- [RECORDS TO PROCESS]:
═══

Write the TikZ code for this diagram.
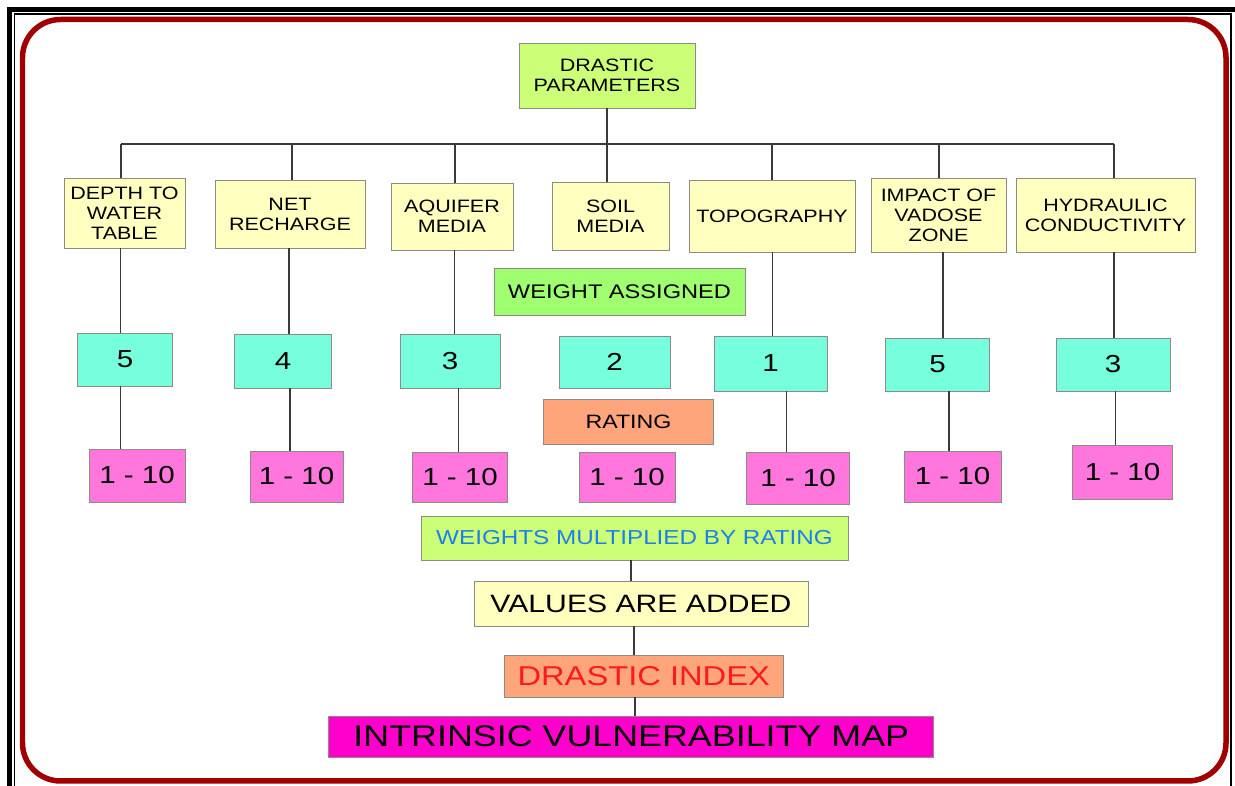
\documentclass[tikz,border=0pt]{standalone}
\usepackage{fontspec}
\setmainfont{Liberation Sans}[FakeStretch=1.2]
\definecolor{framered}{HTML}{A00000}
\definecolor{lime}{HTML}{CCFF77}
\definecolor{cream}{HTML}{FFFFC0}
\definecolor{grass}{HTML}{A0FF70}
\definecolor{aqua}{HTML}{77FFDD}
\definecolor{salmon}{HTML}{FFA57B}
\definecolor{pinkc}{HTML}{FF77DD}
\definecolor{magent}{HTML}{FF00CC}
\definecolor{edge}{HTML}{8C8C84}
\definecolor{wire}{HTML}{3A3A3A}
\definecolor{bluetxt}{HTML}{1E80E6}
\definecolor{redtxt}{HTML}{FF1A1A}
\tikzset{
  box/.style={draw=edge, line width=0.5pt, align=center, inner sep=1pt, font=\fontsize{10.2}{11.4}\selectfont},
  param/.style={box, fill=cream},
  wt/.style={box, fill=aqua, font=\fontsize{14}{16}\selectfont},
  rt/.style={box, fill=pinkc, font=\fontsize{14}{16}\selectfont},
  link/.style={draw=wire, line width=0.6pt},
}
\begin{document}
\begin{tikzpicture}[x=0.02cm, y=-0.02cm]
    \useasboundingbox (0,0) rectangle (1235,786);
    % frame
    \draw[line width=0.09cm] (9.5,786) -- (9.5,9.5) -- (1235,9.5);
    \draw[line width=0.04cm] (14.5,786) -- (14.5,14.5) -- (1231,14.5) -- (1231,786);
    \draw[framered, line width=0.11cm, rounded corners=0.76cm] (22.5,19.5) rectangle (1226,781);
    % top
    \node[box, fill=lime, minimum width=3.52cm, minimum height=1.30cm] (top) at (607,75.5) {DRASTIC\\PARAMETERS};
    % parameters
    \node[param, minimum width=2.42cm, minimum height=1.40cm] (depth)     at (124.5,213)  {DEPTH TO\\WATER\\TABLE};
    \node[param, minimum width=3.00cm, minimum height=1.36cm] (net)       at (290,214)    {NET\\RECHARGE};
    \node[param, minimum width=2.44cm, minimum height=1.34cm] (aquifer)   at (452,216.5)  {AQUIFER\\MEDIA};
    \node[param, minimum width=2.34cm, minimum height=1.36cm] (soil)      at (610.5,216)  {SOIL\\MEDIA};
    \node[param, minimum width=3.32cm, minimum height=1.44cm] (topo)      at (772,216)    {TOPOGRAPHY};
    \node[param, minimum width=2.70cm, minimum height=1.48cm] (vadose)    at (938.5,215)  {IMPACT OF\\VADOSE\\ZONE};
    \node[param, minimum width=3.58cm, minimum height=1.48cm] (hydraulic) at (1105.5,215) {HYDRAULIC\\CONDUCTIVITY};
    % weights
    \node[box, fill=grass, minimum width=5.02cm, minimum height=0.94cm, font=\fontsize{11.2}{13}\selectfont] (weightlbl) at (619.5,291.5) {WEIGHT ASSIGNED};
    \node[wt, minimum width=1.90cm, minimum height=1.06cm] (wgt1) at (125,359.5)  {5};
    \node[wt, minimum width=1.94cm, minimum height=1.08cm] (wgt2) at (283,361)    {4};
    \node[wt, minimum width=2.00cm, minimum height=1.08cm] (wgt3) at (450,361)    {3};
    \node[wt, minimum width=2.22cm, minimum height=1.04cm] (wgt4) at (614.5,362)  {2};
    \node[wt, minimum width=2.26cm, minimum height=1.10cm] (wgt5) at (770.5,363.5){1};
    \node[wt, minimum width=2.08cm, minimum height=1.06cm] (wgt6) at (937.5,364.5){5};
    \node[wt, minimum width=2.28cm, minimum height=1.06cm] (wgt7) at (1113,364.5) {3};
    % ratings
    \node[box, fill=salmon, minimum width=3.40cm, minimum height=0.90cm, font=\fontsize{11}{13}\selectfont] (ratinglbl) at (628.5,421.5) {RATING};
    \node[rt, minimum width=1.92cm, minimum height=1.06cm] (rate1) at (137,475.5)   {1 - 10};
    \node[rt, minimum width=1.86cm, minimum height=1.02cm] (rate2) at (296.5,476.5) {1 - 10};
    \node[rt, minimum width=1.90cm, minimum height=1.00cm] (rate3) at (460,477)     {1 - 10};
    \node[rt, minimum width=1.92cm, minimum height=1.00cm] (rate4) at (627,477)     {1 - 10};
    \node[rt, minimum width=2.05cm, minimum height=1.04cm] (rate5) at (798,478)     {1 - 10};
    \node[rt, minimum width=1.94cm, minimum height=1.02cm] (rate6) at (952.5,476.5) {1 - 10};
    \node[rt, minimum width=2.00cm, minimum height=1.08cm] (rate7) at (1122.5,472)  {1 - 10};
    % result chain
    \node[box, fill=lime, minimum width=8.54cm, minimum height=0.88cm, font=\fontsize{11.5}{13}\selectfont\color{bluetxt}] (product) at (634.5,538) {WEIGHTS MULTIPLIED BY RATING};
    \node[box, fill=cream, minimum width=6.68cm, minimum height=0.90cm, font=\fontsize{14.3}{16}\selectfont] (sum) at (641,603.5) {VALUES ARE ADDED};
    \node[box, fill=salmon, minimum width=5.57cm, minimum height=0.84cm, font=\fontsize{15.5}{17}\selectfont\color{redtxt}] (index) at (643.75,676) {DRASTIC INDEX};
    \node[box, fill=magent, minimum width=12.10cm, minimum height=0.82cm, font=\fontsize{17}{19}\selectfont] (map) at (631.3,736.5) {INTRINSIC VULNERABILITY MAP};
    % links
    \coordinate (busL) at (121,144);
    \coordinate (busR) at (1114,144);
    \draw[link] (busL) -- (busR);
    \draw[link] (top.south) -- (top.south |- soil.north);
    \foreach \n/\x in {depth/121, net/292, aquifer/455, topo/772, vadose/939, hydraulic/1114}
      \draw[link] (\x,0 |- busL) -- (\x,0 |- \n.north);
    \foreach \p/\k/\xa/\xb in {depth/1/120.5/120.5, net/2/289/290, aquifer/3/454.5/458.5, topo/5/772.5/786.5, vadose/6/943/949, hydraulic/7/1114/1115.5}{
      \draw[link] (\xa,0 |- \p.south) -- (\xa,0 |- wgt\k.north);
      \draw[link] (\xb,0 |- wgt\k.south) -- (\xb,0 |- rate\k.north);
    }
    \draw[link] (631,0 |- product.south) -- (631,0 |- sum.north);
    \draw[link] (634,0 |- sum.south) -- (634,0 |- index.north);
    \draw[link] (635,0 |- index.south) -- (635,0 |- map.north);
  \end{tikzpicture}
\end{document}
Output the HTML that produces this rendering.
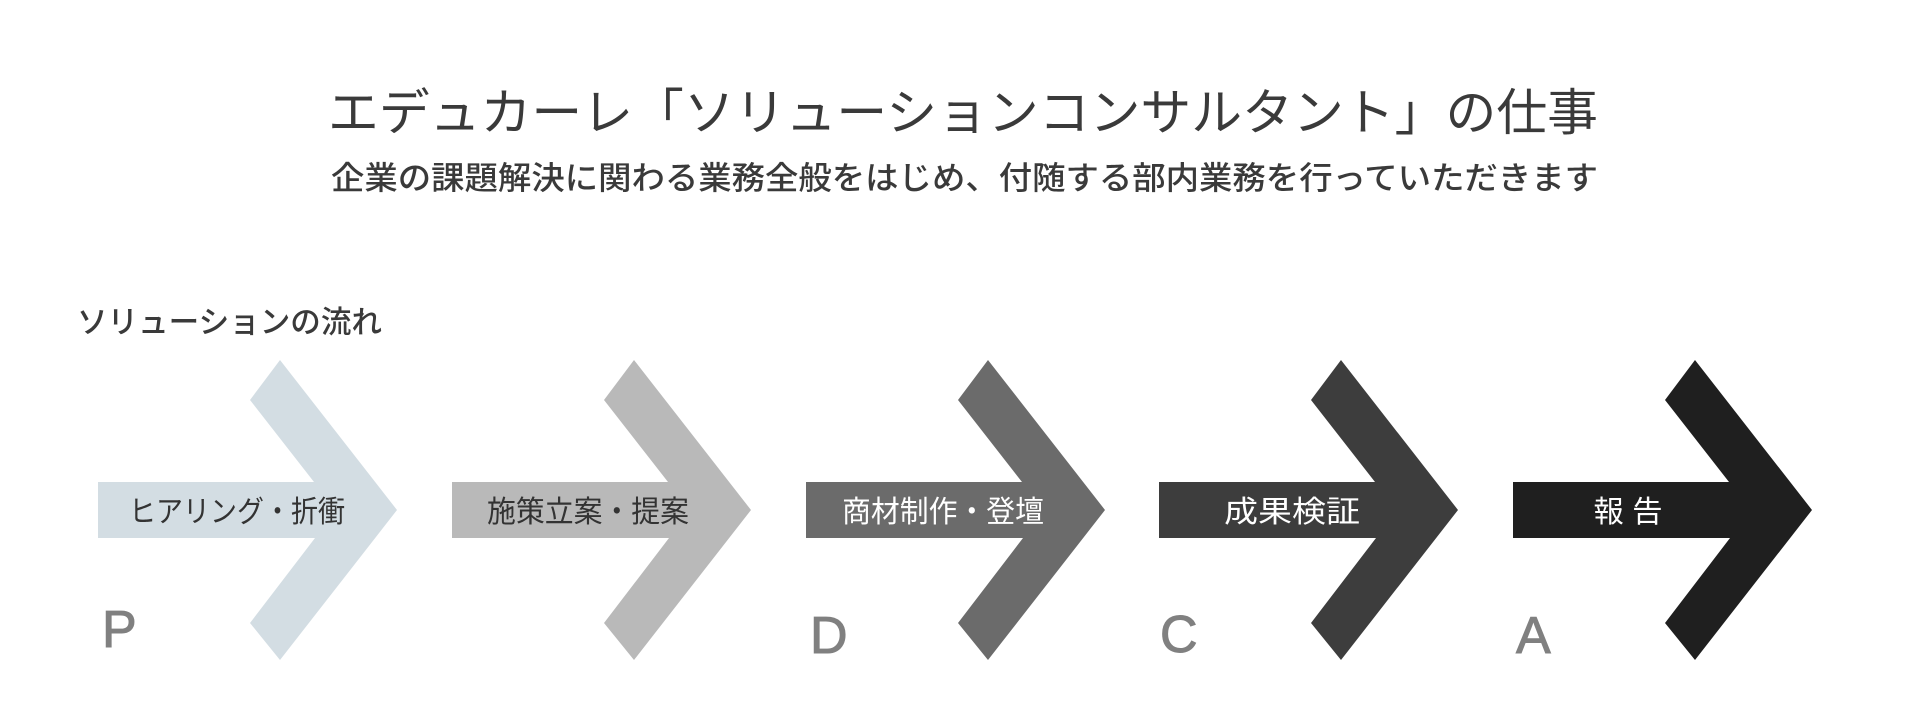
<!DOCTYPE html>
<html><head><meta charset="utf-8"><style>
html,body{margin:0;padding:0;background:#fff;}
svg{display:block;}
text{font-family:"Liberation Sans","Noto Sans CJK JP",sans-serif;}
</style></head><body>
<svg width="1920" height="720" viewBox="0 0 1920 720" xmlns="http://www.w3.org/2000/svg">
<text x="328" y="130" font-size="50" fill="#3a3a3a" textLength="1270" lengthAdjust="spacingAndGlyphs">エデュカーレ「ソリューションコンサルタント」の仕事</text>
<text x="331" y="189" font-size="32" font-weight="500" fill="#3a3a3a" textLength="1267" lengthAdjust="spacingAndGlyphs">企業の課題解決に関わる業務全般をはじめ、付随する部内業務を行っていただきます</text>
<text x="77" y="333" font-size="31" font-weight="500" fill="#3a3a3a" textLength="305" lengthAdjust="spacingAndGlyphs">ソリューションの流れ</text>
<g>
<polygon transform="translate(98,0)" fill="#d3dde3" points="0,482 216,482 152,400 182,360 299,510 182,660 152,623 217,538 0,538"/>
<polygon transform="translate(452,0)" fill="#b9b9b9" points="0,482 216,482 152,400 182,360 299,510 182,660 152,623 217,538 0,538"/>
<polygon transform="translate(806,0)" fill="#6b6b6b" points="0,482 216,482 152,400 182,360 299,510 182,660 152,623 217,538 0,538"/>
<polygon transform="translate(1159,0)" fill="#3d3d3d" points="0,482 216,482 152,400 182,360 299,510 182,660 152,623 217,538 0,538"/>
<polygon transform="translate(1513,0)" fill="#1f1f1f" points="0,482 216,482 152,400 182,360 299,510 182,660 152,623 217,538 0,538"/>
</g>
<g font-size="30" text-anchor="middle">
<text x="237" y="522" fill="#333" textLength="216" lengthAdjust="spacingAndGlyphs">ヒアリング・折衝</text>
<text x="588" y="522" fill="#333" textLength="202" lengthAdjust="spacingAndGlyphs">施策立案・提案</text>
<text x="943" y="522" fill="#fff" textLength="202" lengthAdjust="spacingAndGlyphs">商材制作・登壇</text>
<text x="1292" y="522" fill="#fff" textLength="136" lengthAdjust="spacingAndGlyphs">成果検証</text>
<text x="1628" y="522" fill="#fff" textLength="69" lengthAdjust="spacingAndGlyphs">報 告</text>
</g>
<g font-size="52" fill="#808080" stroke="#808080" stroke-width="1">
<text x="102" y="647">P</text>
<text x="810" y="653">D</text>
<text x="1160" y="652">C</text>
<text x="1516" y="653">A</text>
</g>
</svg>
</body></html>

═══

- [INSTRUCTIONS FOR THE TASK]: Check each line of the data above for the word "this" and say how many lines contain it, giving nothing besides the number.

- [SOLUTION TO THE PROBLEM]: 2